▶ TASK INPUT:
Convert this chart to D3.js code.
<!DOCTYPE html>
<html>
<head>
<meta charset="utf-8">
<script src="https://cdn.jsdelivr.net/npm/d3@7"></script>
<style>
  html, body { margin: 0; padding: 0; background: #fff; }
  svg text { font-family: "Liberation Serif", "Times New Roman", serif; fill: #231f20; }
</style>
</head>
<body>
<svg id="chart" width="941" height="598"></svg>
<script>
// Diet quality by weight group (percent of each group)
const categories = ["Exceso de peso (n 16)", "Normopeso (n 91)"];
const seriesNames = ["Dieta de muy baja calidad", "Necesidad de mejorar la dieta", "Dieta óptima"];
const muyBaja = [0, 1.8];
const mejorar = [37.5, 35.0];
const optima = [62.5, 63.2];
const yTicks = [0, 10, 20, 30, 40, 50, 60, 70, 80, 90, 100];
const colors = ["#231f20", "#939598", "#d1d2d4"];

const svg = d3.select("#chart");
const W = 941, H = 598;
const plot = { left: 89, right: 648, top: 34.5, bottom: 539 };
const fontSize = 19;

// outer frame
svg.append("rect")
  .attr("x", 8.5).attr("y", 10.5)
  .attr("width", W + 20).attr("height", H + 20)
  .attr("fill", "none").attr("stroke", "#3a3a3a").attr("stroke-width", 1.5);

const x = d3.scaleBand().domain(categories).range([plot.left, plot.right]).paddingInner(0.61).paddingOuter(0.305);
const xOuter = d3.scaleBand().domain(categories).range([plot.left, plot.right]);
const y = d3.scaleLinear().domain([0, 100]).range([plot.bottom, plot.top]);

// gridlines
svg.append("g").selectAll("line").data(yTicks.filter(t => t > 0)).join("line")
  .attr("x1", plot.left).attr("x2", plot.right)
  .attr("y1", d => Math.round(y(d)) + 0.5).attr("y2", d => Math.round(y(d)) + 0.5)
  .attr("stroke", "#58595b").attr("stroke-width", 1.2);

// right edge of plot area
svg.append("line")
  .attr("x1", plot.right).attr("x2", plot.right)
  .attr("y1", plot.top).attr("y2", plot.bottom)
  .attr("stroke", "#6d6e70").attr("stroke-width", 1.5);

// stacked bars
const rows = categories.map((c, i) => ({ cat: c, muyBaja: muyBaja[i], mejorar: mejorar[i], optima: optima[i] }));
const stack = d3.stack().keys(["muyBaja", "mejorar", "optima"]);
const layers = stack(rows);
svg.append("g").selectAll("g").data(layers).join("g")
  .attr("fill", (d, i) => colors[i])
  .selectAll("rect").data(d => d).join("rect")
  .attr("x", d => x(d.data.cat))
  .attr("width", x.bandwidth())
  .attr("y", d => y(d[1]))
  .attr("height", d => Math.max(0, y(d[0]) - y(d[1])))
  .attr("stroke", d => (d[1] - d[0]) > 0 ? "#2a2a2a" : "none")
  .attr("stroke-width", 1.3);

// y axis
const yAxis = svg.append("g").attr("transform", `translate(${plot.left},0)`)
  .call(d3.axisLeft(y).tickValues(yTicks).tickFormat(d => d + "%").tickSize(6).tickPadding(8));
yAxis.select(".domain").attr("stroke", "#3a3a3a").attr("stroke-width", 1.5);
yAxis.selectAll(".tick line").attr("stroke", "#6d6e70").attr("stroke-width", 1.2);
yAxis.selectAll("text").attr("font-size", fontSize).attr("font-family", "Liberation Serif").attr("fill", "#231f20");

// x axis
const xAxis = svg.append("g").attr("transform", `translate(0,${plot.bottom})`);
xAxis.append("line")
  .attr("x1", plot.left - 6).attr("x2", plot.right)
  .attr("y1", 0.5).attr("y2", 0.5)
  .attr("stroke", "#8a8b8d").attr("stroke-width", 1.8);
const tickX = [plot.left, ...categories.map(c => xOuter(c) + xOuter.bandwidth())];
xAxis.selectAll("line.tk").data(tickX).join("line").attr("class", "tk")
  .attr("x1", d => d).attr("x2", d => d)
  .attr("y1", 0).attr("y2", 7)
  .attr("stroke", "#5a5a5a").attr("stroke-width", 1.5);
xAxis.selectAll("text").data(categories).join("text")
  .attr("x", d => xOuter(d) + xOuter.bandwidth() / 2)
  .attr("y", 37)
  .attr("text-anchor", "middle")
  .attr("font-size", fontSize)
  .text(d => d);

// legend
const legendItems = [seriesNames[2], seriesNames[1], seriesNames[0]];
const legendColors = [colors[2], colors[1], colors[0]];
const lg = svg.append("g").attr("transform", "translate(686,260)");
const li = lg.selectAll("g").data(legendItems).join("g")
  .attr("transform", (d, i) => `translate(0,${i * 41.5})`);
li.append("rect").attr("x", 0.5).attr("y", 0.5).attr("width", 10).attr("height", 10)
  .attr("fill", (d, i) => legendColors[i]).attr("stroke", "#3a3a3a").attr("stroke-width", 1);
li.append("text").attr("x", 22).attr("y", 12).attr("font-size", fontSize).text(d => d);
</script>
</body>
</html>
...
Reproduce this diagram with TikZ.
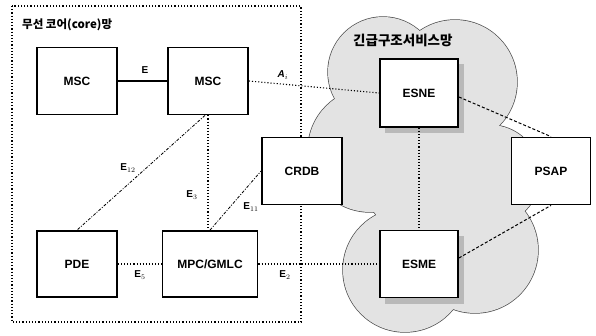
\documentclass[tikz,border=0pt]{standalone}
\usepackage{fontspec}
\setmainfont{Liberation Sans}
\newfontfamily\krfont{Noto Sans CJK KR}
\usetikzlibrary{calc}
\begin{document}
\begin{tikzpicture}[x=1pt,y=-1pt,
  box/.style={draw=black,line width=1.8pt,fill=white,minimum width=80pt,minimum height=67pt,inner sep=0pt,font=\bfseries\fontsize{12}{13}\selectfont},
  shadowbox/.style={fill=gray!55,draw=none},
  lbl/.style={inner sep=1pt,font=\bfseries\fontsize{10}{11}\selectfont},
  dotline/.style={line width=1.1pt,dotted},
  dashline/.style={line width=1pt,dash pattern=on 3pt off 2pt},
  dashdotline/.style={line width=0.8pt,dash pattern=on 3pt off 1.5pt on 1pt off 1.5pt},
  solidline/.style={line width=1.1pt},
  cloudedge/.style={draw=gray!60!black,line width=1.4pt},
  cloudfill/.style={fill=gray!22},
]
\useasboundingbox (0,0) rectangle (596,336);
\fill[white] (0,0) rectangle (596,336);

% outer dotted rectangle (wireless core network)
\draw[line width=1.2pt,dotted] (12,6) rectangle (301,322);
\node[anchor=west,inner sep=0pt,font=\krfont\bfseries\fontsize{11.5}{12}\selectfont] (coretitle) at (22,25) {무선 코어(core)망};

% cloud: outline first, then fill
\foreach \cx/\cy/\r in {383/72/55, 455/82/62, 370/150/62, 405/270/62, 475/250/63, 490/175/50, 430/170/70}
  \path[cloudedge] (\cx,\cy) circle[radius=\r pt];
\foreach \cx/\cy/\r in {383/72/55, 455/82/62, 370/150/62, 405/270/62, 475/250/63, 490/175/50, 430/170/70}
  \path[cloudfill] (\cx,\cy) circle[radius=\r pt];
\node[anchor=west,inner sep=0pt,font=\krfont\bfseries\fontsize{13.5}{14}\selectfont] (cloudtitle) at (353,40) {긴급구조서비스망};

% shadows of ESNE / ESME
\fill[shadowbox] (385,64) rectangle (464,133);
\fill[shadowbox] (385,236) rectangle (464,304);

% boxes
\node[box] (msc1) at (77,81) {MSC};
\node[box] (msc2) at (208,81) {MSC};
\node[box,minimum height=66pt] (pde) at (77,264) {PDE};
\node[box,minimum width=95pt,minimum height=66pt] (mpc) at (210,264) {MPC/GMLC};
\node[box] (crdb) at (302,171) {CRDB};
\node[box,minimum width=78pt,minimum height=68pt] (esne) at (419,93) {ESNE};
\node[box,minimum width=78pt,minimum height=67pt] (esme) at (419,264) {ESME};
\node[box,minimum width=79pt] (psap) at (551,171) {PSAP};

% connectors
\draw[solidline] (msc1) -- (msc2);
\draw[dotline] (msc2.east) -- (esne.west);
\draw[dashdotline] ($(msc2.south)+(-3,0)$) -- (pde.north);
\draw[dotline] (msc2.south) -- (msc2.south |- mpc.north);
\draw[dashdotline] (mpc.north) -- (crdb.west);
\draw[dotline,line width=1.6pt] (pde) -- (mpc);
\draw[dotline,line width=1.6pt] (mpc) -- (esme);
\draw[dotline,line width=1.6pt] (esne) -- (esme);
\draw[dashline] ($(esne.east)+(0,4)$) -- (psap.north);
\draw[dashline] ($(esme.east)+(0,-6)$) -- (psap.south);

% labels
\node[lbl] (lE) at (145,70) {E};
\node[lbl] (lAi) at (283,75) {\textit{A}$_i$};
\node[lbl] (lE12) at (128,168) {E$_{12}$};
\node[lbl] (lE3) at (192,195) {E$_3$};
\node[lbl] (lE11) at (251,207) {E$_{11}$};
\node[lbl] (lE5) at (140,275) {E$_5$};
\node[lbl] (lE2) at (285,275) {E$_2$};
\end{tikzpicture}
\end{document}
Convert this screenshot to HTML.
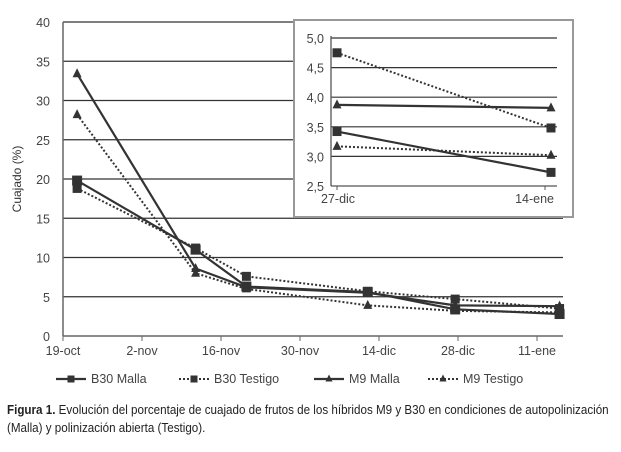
==
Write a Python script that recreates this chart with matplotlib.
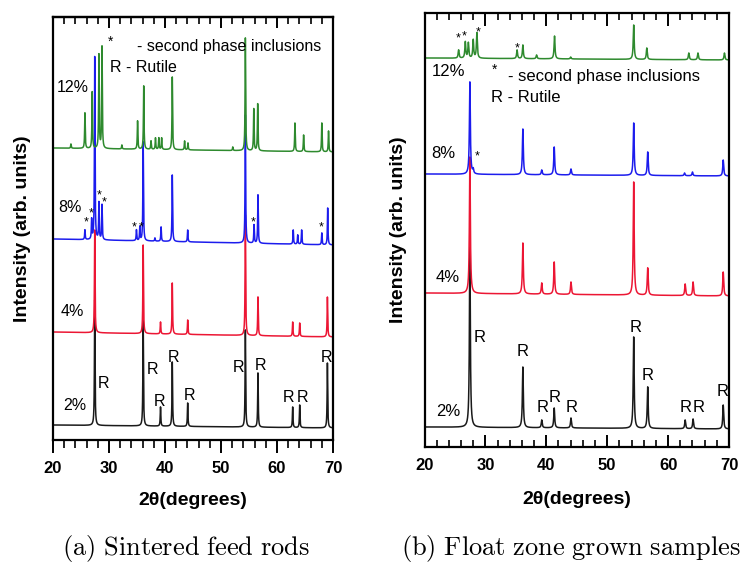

▶ WRITTEN PROBLEM:
Go through the material line by line. Show each line that contains the string "Convert".

▶ THE REPLY:
Convert this chart to D3.js code.
Convert this screenshot to HTML.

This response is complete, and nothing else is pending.